My daughter was so sick the other day and I asked her to take her temperature. She barely had a fever and I had to bite back my words, “You don’t have much of a fever so you must not be very sick, Zoe.” Comparing her fever to her brothers’ fevers and almost inadvertently telling her — “You don’t know your own body; this thermometer knows better than you do.” How terrible is that?! How awful would that have been? We need to remind ourselves over and over again that we know ourselves better than any external device or person. We have to stop undermining ourselves so willingly and giving away our power.

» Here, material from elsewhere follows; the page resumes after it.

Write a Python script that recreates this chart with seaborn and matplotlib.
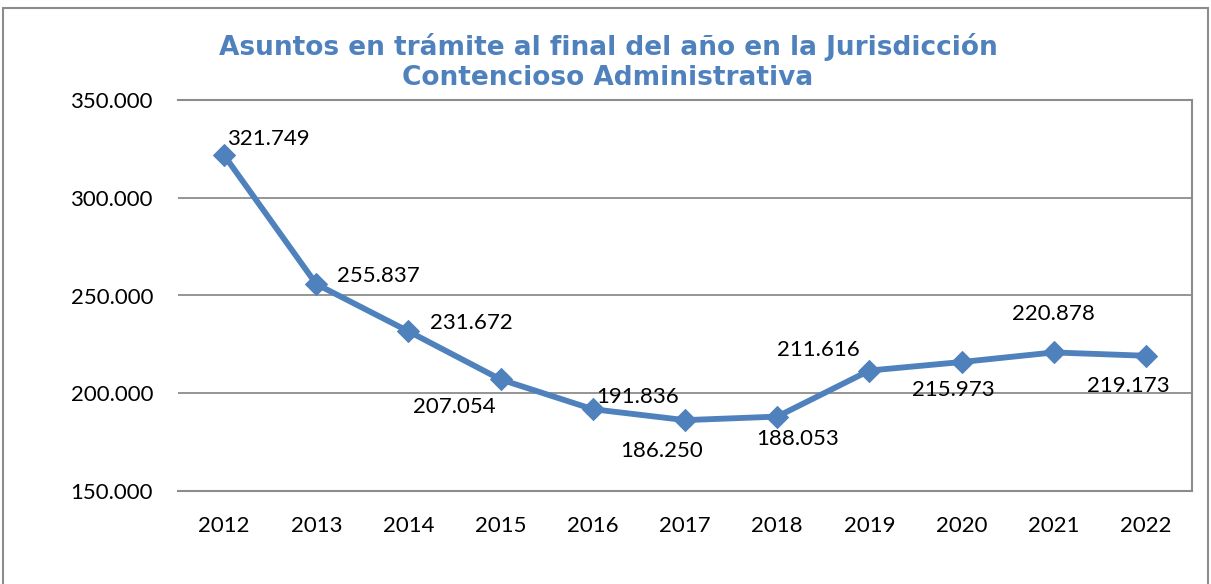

Things can be guides. People can set examples and reminders but it’s up to us to decide for ourselves what works for us and what doesn’t. Only we can determine what it is that we want and don’t want for ourselves. Because here’s the thing — if we’re relying on someone or something else to pave the path for us, we can be certain it’s not going to be the one we really want to be on because we didn’t pick it for ourselves. And if we’re not the one calling the shots or making our own choices for ourselves let’s face it, the outcome will be lackluster because we won’t be that invested to begin with.
We have to believe in ourselves enough and trust ourselves enough to make our own choices. Only then will we be able to embark on truly and passionately claiming the outcome. Our choices and decisions have to come from within. You and only you can do that for yourself. Trust yourself, and maybe more importantly, don’t be afraid if you get it wrong. Who cares. Just start again in each moment.
We are our best advocates. We know ourselves quite well. We just tell ourselves repeatedly that we don’t. It’s not difficult these days to find evidence to support our ignorance and shortcomings. Sure, maybe everything whispers to everything else — syncing and speaking in secret codes — hogging the blankets and making us think we’ve been left in the dark. But that’s not it. It’s not true. Let them do their thing. Let them talk and sync and connect but don’t let them disconnect you from yourself. Just reach over and yank the covers back. We can do that.